Provided data.
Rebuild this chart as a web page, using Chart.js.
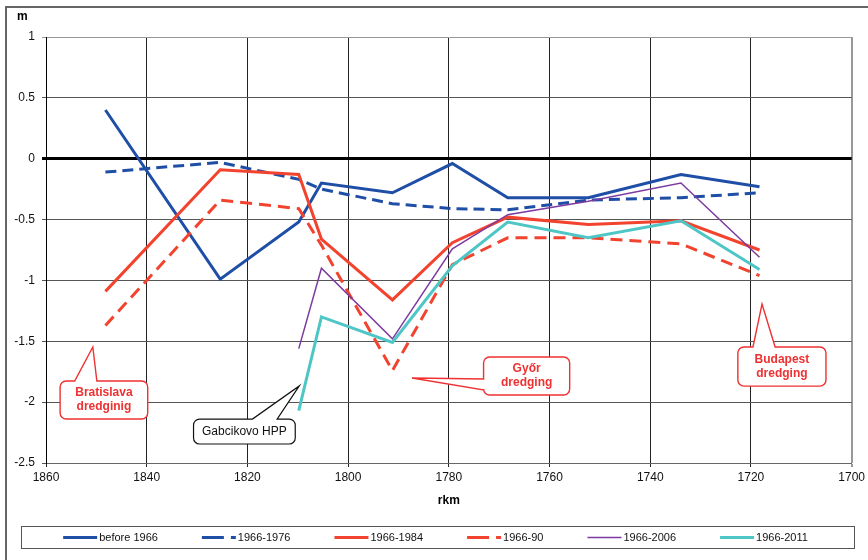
<!DOCTYPE html>
<html>
<head>
<meta charset="utf-8">
<script src="https://cdn.jsdelivr.net/npm/chart.js@4/dist/chart.umd.min.js"></script>
<style>
  html, body { margin: 0; padding: 0; background: #fff; }
  canvas { display: block; }
</style>
</head>
<body>
<canvas id="chart" width="868" height="560"></canvas>
<script>
const FONT = "'Liberation Sans', Arial, sans-serif";

// river km of the survey sections (x axis runs downstream, right to left)
const rkm = [1848.2, 1825.4, 1809.8, 1805.3, 1791.2, 1779.3, 1768.3, 1752.3, 1733.9, 1718.3];

// change of low water level, m
const before1966 = [0.4, -0.99, -0.52, -0.2, -0.28, -0.04, -0.32, -0.32, -0.13, -0.23];
const p1966_1976 = [-0.11, -0.03, -0.17, -0.25, -0.37, -0.41, -0.42, -0.34, -0.32, -0.28];
const p1966_1984 = [-1.09, -0.09, -0.13, -0.66, -1.16, -0.69, -0.48, -0.54, -0.51, -0.75];
const p1966_90 = [-1.37, -0.34, -0.41, -0.71, -1.74, -0.87, -0.65, -0.65, -0.70, -0.96];
const p1966_2006 = [null, null, -1.56, -0.90, -1.48, -0.74, -0.46, -0.35, -0.20, -0.81];
const p1966_2011 = [null, null, -2.07, -1.30, -1.51, -0.88, -0.52, -0.65, -0.51, -0.91];

const xTicks = [1860, 1840, 1820, 1800, 1780, 1760, 1740, 1720, 1700];
const yTicks = [1, 0.5, 0, -0.5, -1, -1.5, -2, -2.5];

// callout boxes, in data units: box = [rkm left, m top, rkm right, m bottom]
const callouts = [
  { lines: ["Bratislava", "dredginig"], box: [1857.2, -1.826, 1839.8, -2.139], side: "top",
    base: [1854.3, 1849.9], tip: [1850.7, -1.547], color: "#ef3131", bold: true },
  { lines: ["Gabcikovo HPP"], box: [1830.7, -2.139, 1810.5, -2.344], side: "top",
    base: [1819.0, 1814.1], tip: [1809.7, -1.867], color: "#111", bold: false },
  { lines: ["Győr", "dredging"], box: [1773.1, -1.629, 1756.0, -1.941], side: "left",
    base: [-1.810, -1.900], tip: [1787.3, -1.802], color: "#ef3131", bold: true },
  { lines: ["Budapest", "dredging"], box: [1722.6, -1.547, 1705.1, -1.868], side: "top",
    base: [1719.6, 1715.2], tip: [1717.8, -1.194], color: "#ef3131", bold: true },
];

const BLUE = "#1f4ea6";
const RED = "#f2432f";

function pts(values) {
  return rkm.map((x, i) => ({ x, y: values[i] })).filter((p) => p.y !== null);
}

const series = [
  { label: "before 1966", data: before1966, color: BLUE, width: 3, dash: [] },
  { label: "1966-1976", data: p1966_1976, color: BLUE, width: 3, dash: [11, 6] },
  { label: "1966-1984", data: p1966_1984, color: RED, width: 3, dash: [] },
  { label: "1966-90", data: p1966_90, color: RED, width: 3, dash: [12, 7] },
  { label: "1966-2006", data: p1966_2006, color: "#7d3aa0", width: 1.5, dash: [] },
  { label: "1966-2011", data: p1966_2011, color: "#4fc6c6", width: 3, dash: [] },
];

function calloutPath(ctx, x1, y1, x2, y2, r, side, b1, b2, tx, ty) {
  ctx.beginPath();
  ctx.moveTo(x1 + r, y1);
  if (side === "top") { ctx.lineTo(b1, y1); ctx.lineTo(tx, ty); ctx.lineTo(b2, y1); }
  ctx.lineTo(x2 - r, y1);
  ctx.arcTo(x2, y1, x2, y1 + r, r);
  ctx.lineTo(x2, y2 - r);
  ctx.arcTo(x2, y2, x2 - r, y2, r);
  ctx.lineTo(x1 + r, y2);
  ctx.arcTo(x1, y2, x1, y2 - r, r);
  if (side === "left") { ctx.lineTo(x1, b2); ctx.lineTo(tx, ty); ctx.lineTo(x1, b1); }
  ctx.lineTo(x1, y1 + r);
  ctx.arcTo(x1, y1, x1 + r, y1, r);
  ctx.closePath();
}

const decorations = {
  id: "decorations",
  beforeDraw(chart) {
    const ctx = chart.ctx;
    ctx.save();
    ctx.fillStyle = "#fff";
    ctx.fillRect(0, 0, chart.width, chart.height);
    // outer frame, runs off the right and bottom edge
    ctx.strokeStyle = "#666";
    ctx.lineWidth = 2;
    ctx.beginPath();
    ctx.moveTo(chart.width, 7);
    ctx.lineTo(6, 7);
    ctx.lineTo(6, chart.height);
    ctx.stroke();
    ctx.restore();
  },
  afterDatasetsDraw(chart) {
    const ctx = chart.ctx;
    const xs = chart.scales.x, ys = chart.scales.y;
    ctx.save();
    callouts.forEach((c) => {
      const x1 = xs.getPixelForValue(c.box[0]), y1 = ys.getPixelForValue(c.box[1]);
      const x2 = xs.getPixelForValue(c.box[2]), y2 = ys.getPixelForValue(c.box[3]);
      const tx = xs.getPixelForValue(c.tip[0]), ty = ys.getPixelForValue(c.tip[1]);
      let b1, b2;
      if (c.side === "top") {
        b1 = xs.getPixelForValue(c.base[0]); b2 = xs.getPixelForValue(c.base[1]);
      } else {
        b1 = ys.getPixelForValue(c.base[0]); b2 = ys.getPixelForValue(c.base[1]);
      }
      calloutPath(ctx, x1, y1, x2, y2, 6, c.side, b1, b2, tx, ty);
      ctx.fillStyle = "#fff";
      ctx.fill();
      ctx.lineWidth = c.bold ? 1.4 : 1.2;
      ctx.strokeStyle = c.color;
      ctx.stroke();
      ctx.fillStyle = c.color;
      ctx.font = (c.bold ? "bold " : "") + "12px " + FONT;
      ctx.textAlign = "center";
      ctx.textBaseline = "middle";
      const cx = (x1 + x2) / 2, cy = (y1 + y2) / 2;
      c.lines.forEach((t, i) => {
        ctx.fillText(t, cx, cy + (i - (c.lines.length - 1) / 2) * 14);
      });
    });
    ctx.restore();
  },
  afterDraw(chart) {
    const ctx = chart.ctx;
    ctx.save();
    // unit label above the value axis
    ctx.fillStyle = "#000";
    ctx.font = "bold 12px " + FONT;
    ctx.textAlign = "left";
    ctx.textBaseline = "middle";
    ctx.fillText("m", 17, 17);

    // legend box
    const lx1 = 21, ly1 = 526, lx2 = 854, ly2 = 548;
    ctx.fillStyle = "#fff";
    ctx.fillRect(lx1, ly1, lx2 - lx1, ly2 - ly1);
    ctx.strokeStyle = "#555";
    ctx.lineWidth = 1;
    ctx.strokeRect(lx1 + 0.5, ly1 + 0.5, lx2 - lx1, ly2 - ly1);

    ctx.font = "11px " + FONT;
    const lineLen = 34, gap = 2, spacing = 44;
    const items = chart.data.datasets.map((d) => ({ d, w: ctx.measureText(d.label).width }));
    const total = items.reduce((s, it) => s + lineLen + gap + it.w, 0) + spacing * (items.length - 1);
    let x = lx1 + (lx2 - lx1 - total) / 2 - 2;
    const my = (ly1 + ly2) / 2 + 0.5;
    items.forEach((it) => {
      ctx.strokeStyle = it.d.borderColor;
      ctx.lineWidth = it.d.borderWidth;
      // legend swatch: long dash, gap, short dash ending at the text
      ctx.setLineDash(it.d.borderDash.length ? [22, 7] : []);
      ctx.beginPath();
      ctx.moveTo(x, my);
      ctx.lineTo(x + lineLen, my);
      ctx.stroke();
      ctx.setLineDash([]);
      ctx.fillStyle = "#111";
      ctx.textAlign = "left";
      ctx.fillText(it.d.label, x + lineLen + gap, my);
      x += lineLen + gap + it.w + spacing;
    });
    ctx.restore();
  },
};

new Chart(document.getElementById("chart"), {
  type: "line",
  data: {
    datasets: series.map((s, i) => ({
      label: s.label,
      data: pts(s.data),
      borderColor: s.color,
      backgroundColor: s.color,
      borderWidth: s.width,
      borderDash: s.dash,
      pointRadius: 0,
      fill: false,
      tension: 0,
      order: series.length - i,
    })),
  },
  options: {
    responsive: false,
    devicePixelRatio: 1,
    animation: false,
    layout: { padding: { top: 37, right: 14, left: 0, bottom: 47 } },
    plugins: {
      legend: { display: false },
      tooltip: { enabled: false },
    },
    scales: {
      x: {
        type: "linear",
        reverse: true,
        min: 1700,
        max: 1860,
        afterBuildTicks: (s) => { s.ticks = xTicks.map((v) => ({ value: v })); },
        afterFit: (s) => { s.height = 50; },
        ticks: {
          callback: (v) => String(v),
          font: { family: FONT, size: 12 },
          color: "#111",
          padding: 3,
          maxRotation: 0,
          autoSkip: false,
        },
        grid: {
          color: (c) => (c.tick && c.tick.value === 1700 ? "#999" : "#222"),
          lineWidth: (c) => (c.tick && c.tick.value === 1700 ? 2 : 1),
          tickLength: 4,
        },
        border: { color: "#666", width: 1 },
        title: {
          display: true,
          text: "rkm",
          font: { family: FONT, size: 12, weight: "bold" },
          color: "#000",
          padding: { top: 0, bottom: 5 },
        },
      },
      y: {
        type: "linear",
        min: -2.5,
        max: 1,
        afterBuildTicks: (s) => { s.ticks = yTicks.map((v) => ({ value: v })); },
        afterFit: (s) => { s.width = 46; },
        ticks: {
          callback: (v) => String(v),
          font: { family: FONT, size: 12 },
          color: "#111",
          padding: 7,
        },
        grid: {
          color: (c) => {
            if (!c.tick) return "#555";
            if (c.tick.value === 0) return "#000";
            if (c.tick.value === 1) return "#999";
            return "#555";
          },
          lineWidth: (c) => (c.tick && c.tick.value === 0 ? 3 : 1),
          tickLength: 4,
        },
        border: { color: "#000", width: 1 },
      },
    },
  },
  plugins: [decorations],
});
</script>
</body>
</html>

The request.
Return only the lines running from the top of the data to the line that holds "1752.3, 1733.9, 1718.3];". Include both of those lines, but skip the pictures.

Correct answer.
Rebuild this chart as a web page, using Chart.js.
<!DOCTYPE html>
<html>
<head>
<meta charset="utf-8">
<script src="https://cdn.jsdelivr.net/npm/chart.js@4/dist/chart.umd.min.js"></script>
<style>
  html, body { margin: 0; padding: 0; background: #fff; }
  canvas { display: block; }
</style>
</head>
<body>
<canvas id="chart" width="868" height="560"></canvas>
<script>
const FONT = "'Liberation Sans', Arial, sans-serif";

// river km of the survey sections (x axis runs downstream, right to left)
const rkm = [1848.2, 1825.4, 1809.8, 1805.3, 1791.2, 1779.3, 1768.3, 1752.3, 1733.9, 1718.3];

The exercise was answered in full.